Smeltwater van het ijs vergrootte de passen tussen de plateaus tot valleiachtige laagten. In de nu 10.000 jaar achter ons liggende laatste ijstijd heeft vooral sneeuwsmeltwater nog een geomorfologische rol van betekenis gespeeld. Hieraan herinnert onder meer het markante dalletje dat even ten westen van de stad Rijnwaarts loopt.
In de omgeving van Rhenen werd de langste Utrechtse stuwwal na zijn ontstaan gaandeweg gedeeltelijk door de grote rivieren opgeruimd. Bij het huidige Rhenen is hij toen alleen wat versmald.

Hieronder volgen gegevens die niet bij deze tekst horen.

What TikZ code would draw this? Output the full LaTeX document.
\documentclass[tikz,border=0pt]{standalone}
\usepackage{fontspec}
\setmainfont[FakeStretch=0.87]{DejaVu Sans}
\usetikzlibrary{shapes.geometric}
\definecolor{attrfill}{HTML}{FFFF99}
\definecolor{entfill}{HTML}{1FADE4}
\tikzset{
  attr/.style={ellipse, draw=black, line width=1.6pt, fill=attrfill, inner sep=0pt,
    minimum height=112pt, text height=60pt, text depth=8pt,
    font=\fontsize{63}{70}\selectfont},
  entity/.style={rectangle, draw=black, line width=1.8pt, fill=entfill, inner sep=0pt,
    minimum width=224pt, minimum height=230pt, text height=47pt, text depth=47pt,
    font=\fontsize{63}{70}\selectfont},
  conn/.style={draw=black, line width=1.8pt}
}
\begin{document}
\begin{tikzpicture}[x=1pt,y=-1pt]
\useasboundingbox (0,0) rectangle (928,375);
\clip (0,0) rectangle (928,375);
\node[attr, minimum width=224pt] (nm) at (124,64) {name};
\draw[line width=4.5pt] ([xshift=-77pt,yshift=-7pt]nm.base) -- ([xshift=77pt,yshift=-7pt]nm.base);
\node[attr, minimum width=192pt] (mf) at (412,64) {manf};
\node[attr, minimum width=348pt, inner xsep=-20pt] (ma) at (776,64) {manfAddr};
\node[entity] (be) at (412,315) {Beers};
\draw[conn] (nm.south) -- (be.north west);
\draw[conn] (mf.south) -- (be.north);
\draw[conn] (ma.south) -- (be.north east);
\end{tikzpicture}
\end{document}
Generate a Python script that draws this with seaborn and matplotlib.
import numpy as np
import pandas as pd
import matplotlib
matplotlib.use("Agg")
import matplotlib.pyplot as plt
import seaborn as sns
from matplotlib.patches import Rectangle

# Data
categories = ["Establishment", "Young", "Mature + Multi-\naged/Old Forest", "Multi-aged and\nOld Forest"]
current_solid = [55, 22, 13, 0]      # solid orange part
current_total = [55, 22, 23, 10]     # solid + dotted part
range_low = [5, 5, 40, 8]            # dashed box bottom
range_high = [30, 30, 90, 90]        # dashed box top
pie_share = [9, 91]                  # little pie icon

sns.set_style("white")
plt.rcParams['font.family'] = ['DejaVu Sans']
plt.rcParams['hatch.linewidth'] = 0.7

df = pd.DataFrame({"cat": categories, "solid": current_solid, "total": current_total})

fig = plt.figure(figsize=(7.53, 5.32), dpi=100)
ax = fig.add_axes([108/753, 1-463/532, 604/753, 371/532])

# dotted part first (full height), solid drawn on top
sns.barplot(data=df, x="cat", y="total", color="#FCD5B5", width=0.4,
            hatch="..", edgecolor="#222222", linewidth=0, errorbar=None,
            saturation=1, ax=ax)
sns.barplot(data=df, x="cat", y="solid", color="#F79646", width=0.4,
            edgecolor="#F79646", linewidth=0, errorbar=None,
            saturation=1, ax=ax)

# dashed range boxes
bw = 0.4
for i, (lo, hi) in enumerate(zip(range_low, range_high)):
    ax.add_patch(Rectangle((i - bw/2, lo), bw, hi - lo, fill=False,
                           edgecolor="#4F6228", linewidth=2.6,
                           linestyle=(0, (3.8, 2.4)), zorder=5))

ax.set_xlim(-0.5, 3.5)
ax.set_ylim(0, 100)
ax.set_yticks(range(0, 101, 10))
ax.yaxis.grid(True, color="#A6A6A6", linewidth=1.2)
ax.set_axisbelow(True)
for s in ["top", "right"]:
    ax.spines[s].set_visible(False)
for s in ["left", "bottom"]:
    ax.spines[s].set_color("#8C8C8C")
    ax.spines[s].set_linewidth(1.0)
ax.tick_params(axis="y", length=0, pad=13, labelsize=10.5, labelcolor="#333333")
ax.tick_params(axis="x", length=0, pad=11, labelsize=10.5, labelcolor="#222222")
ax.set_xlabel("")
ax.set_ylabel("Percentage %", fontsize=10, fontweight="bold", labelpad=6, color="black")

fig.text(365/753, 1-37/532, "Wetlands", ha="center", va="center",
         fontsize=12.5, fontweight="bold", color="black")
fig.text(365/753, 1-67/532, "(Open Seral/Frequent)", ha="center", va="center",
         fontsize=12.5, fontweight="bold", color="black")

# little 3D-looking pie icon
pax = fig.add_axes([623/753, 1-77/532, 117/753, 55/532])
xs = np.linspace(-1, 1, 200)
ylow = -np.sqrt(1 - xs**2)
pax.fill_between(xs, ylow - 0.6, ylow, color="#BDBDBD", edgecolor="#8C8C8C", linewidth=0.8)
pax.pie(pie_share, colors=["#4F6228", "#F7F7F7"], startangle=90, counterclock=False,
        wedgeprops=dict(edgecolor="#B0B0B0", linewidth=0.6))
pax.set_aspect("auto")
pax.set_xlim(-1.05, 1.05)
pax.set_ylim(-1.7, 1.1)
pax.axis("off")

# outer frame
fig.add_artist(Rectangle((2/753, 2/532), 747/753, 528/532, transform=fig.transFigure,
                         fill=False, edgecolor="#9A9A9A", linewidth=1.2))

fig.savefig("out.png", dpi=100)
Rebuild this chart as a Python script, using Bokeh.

Rhenen werd in 855 voor het eerst vermeld als Villa Rheni. De Weverstraat was onderdeel van een oude langeafstand verbinding en de Molenstraat het begin van een weg naar het kasteel De Horst, dat bij Achterberg lag.
De naaste omgeving van de stad Rhenen zou grotendeels al eeuwen geleden worden ontgonnen tot agrarisch cultuurland waar lange tijd sprake was van gemeenschappelijk grondgebruik. De stad werd in 1346 voorzien van een omwalling, waarvan voornamelijk het zuidoostelijk gedeelte behouden bleef.
In de 20ste-eeuwse buitenwijken zijn de Oude en Nieuwe Veenendaalseweg, Domineesbergweg, Achterbergsestraatweg, Bruine Engseweg en een stukje van de Valleiweg restanten van oude (interlocale) verbindingen. Zowel aan het begin als tegen het einde van de Tweede Wereldoorlog werd Rhenen getroffen door verwoestingen, waardoor de bebouwing van de stadskern grotendeels verdween. De herbouw vond voornamelijk plaats volgens de neotraditionele stijlopvattingen van de Delftse School. In de tweede helft van de 20ste eeuw breidde Rhenen zich zo ver naar het noorden uit dat het er de stuwwal over de volle breedte in beslag ging nemen. De beschreven wandelroute loopt zowel door het oudere deel van de noordelijke buitenwijken als de kleine Middeleeuwse stadskern.